First of all, he claimed the Milan-San Remo in typical fashion by sprinting to victory.  But as any rider will tell you, sprinting at the Milan-San Remo is like no other sprint as you cannot really gauge what you have left in the tank due to the fact that you have already raced almost 300km.  Secondly and probably more impressive was his victory at Paris-Roubaix where he chased down Zdenek Stybar (Etixx-Quickstep) and Greg Van Avermaet (BMC) in the last few kilometres before winning the sprint in the Roubaix velodrome.  He became the first German to win Paris-Roubaix since Josef Fischer won the inaugural event in 1896 and the first winner of both events since Ireland’s Sean Kelly in 1986.

6 Cometh the Hour

I remember travelling down to the Leicester velodrome with my dad in 1984 to watch Francesco Moser ride around the track on his aerodynamic bike which he had used the previous month to capture Eddy Merckx’s 1972 World Hour Record.  Over 10 years on I remember Graeme Obree and Chris Boardman duelling with Boardman achieving the furthest distance ever in 60 minutes (56.375km).  Then the UCI outlawed the superman position and aero bikes so the Hour record seemed destined for obscurity as it was recognised that no-one could beat 56km on a standard bike.

Roll forward to the end of the 2014 season and the UCI updated their rules and created the “unified record”.  I won’t bore you with details but in essence the World Hour record is very firmly back, with 6 attempts being made on it in 2015 alone, 3 of which succeeded.

The UK did well, Alex Dowsett (Movistar) 52.937km broke the record in May and Bradley Wiggins in June with 54.526km which is the current benchmark.

5 Stannard’s Omloop Fun

Whilst Team Sky have excelled at the Grand Tours, particularly the Tour De France, their achievements in one day races and the Classics are somewhat shoddy with a couple of exceptions.  Geraint Thomas won the 2015 E3 Harelbeke and in my opinion more impressively, Ian Stannard retained the Omloop Het Nieuwsblad title.

Stannard spent the last 40km in a break with three Etixx Quickstep riders, Tom Boonen, Niki Terpstra and Stijn Vandenbergh.  Now, anyone could tell you that Stannard simply should not be able to have won the race.  But win he did, much to the confusion, embarrassment and downright incredulity of Etixx.  To be fair, there were many factors at play, a fast approaching group only 20 seconds behind, no race radios etc. although the  Etixx riders did make a few questionable decisions in the last 5km.

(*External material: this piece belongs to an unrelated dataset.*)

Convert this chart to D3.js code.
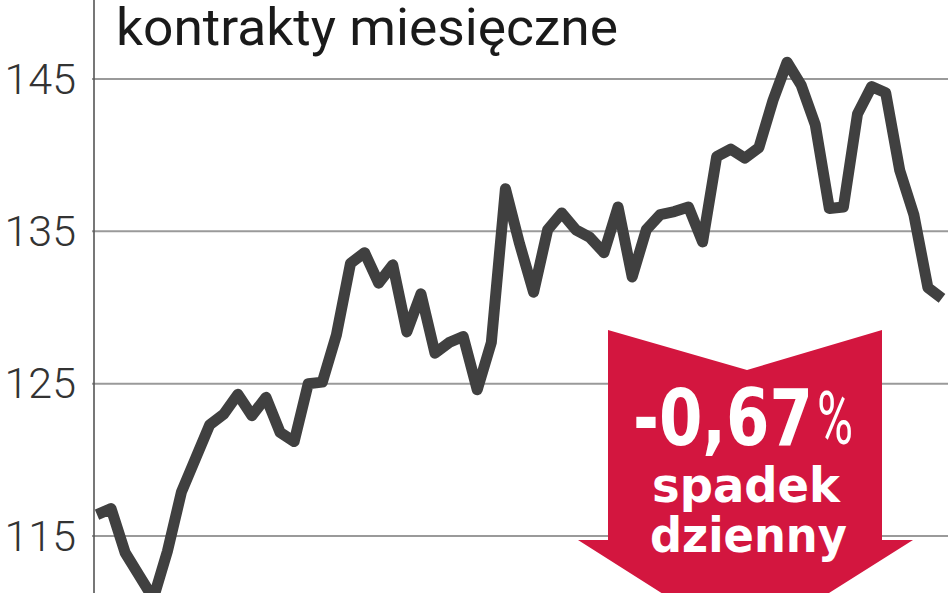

Anyway, Stannard, was there for the sprint finish and cruised his way past Terpsrta to take the win for Team Sky and hand defeat from the jaws of victory to Etixx.

4 Tom Comes of Age in Spain

The Vuelta a Espana has had a bit of a renaissance over recent years, capitalising on the popularity of the sport but also from what has happened or not in the other two grand tours.

2015 did not disappoint and a strong field including Froome, Valverde, Nibali and Quintana took to the start but with Froome and Nibali exiting the event opened up slightly.  Esteban Chaves (Orica Greenedge) and Tom Dumoulin (Giant Alpecin) battled for the leader’s red jersey over the early stages but surprisingly Dumoulin, kept his form throughout the three week race.  He had no support from his Giant Alpecin team at all and only succumbed to Fabio Aru (Astana) on the penultimate stage.

Whilst Aru deserves many plaudits for his maiden grand tour victory, it is a huge chapeau to Dumoulin who surely has to go on to bigger things over the coming years.

And so to my top 3. Each of these moments had me screaming at the TV, jumping up and down for joy like a big kid and smiling for hours afterwards.

3 Mandela Day Magic

On stage 14 of this year’s Tour De France, as the French duo of Thibaut Pinot (FDJ) and Romain Bardet (AG2R) crested the final climb of the day, contemplating how to beat each other, Britain’s Steve Cummings whizzed by them unexpectedly and time trialled the final kilometre to a sensational win.  It was Cummings’ first Tour De France win, his South African MTN-Quebeka team’s first Tour stage and it all took place fittingly on Mandela Day.  Watch the reaction in his team bus here http://youtu.be/KO0d6GTvUs4

2 King Peter

Peter Sagan is undoubtedly one of the most consistent riders at the top level of professional cycling.  He boasts an enviable palmares but many, including himself, know that it could be even more impressive as he is also known for his ability to accumulate a ridiculous number of 2nd and 3rd place finishes.  But at the World Road Race Championships in Richmond, Virginia this year, Sagan attacked the peloton on the final cobbled climb of the day and managed to stay away to claim the coveted rainbow jersey.  Having crossed the finish line, he left his bike and proceeded to walk back up the finishing straight high fiving his fellow competitors who to a man seemed as happy for his victory as he was for himself.  Those images are captured here http://youtu.be/ScuAqTMhEKk

1 Queen Lizzie

My best moment of 2015 was watching Yorkshire’s Lizzie Armitstead becoming the Women’s World Road Race Champion.  Her effort in the final 20km to catch a dangerous break at the foot of the final incline meant that she had to lead out the sprint and it all worked beautifully.  It capped a great season for Armitstead who has also won the World Cup and the British National titles.  Her reaction was so different from Peter Sagan’s but no less enthralling.  Another worthy rainbow jersey wearer for 2016.

So that was 2015 in 10 short bursts.  2016 promises so much with two exciting world champions, a possible changing of the guard with Dumoulin and Aru coming of age, maybe a final chance to see Fabian Cancellara and Tom Boonen duel at the Ronde and we have the Rio Olympics where good old Wiggo may sign off in style.